What the task requires
Extract everything from the first line through the line with "import seaborn as sns", both ends included, except for any pictures.

Data section

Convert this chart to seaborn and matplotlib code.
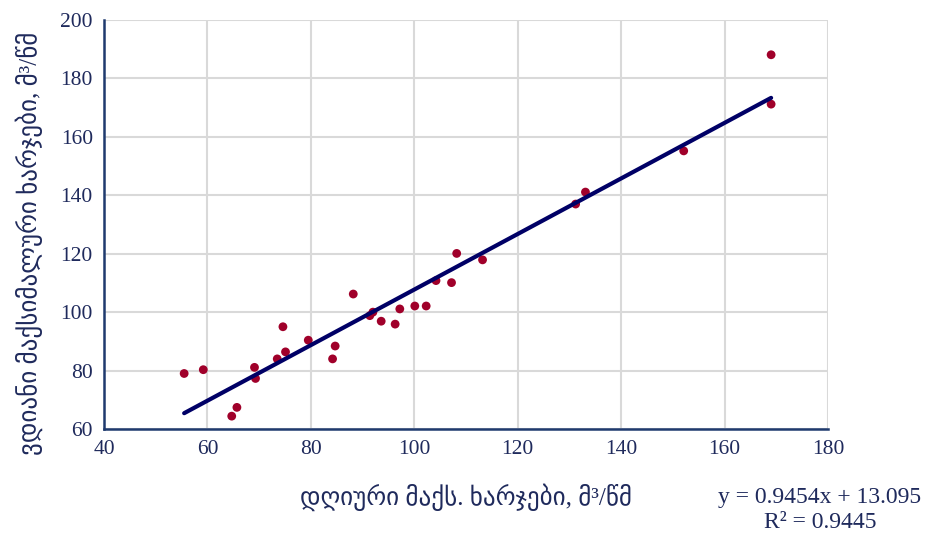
import numpy as np
import pandas as pd
import matplotlib
matplotlib.use("Agg")
import matplotlib.pyplot as plt
import seaborn as sns

# Data
daily_max = [55.5, 59.2, 64.7, 65.7, 69.1, 69.3, 73.5, 74.6, 75.1, 79.5,
             84.7, 84.2, 88.2, 91.4, 92.0, 93.6, 96.3, 97.2, 100.1, 102.3,
             104.2, 107.2, 108.2, 113.2, 131.2, 133.1, 152.1, 169.0, 169.0]
inst_max = [79.0, 80.3, 64.4, 67.4, 81.1, 77.3, 84.0, 95.0, 86.4, 90.4,
            88.4, 84.0, 106.2, 98.8, 100.0, 96.9, 95.9, 101.1, 102.1, 102.1,
            110.8, 110.1, 120.1, 117.9, 137.0, 141.1, 155.2, 188.1, 171.2]

x_label = "დღიური მაქს. ხარჯები, მ³/წმ"
y_label = "ვდიანი მაქსიმალური ხარჯები, მ³/წმ"
equation_text = "y = 0.9454x + 13.095"
r2_text = "R² = 0.9445"
x_ticks = [40, 60, 80, 100, 120, 140, 160, 180]
y_ticks = [60, 80, 100, 120, 140, 160, 180, 200]

df = pd.DataFrame({"x": daily_max, "y": inst_max})

sns.set_theme(style="white")
plt.rcParams["font.family"] = ["Liberation Serif", "DejaVu Sans"]

fig = plt.figure(figsize=(9.25, 5.38), dpi=100)
ax = fig.add_axes([104 / 925, 1 - 429 / 538, (828 - 104) / 925, (429 - 20) / 538])

point_color = "#A0002A"
line_color = "#000066"
spine_color = "#1F3A6E"
text_color = "#1F2A5C"

sns.regplot(data=df, x="x", y="y", ax=ax, ci=None, truncate=True,
            scatter_kws=dict(s=40, color=point_color, edgecolor="none",
                             alpha=1, zorder=3),
            line_kws=dict(color=line_color, linewidth=3.0, zorder=4))

ax.set_xlim(40, 180)
ax.set_ylim(60, 200)
ax.set_xticks(x_ticks)
ax.set_yticks(y_ticks)
ax.tick_params(axis="both", labelsize=15.5, length=0, pad=8)
for lbl in ax.get_xticklabels() + ax.get_yticklabels():
    lbl.set_color(text_color)

ax.grid(True, color="#D9D9D9", linewidth=1.5, zorder=0)
ax.set_axisbelow(True)
for s in ["top", "right"]:
    ax.spines[s].set_visible(False)
for s in ["left", "bottom"]:
    ax.spines[s].set_color(spine_color)
    ax.spines[s].set_linewidth(1.8)

ax.set_xlabel("")
ax.set_ylabel("")

fig.text(466 / 925, 1 - 497 / 538, x_label, ha="center", va="center",
         fontsize=18, color=text_color)
fig.text(29 / 925, 1 - 243 / 538, y_label, ha="center", va="center",
         rotation=90, fontsize=18, color=text_color)
fig.text(820 / 925, 1 - 497 / 538, equation_text, ha="center", va="center",
         fontsize=17, color=text_color)
fig.text(820 / 925, 1 - 522 / 538, r2_text, ha="center", va="center",
         fontsize=17, color=text_color)

fig.savefig("out.png", dpi=100, facecolor="white")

Task answer
Convert this chart to seaborn and matplotlib code.
import numpy as np
import pandas as pd
import matplotlib
matplotlib.use("Agg")
import matplotlib.pyplot as plt
import seaborn as sns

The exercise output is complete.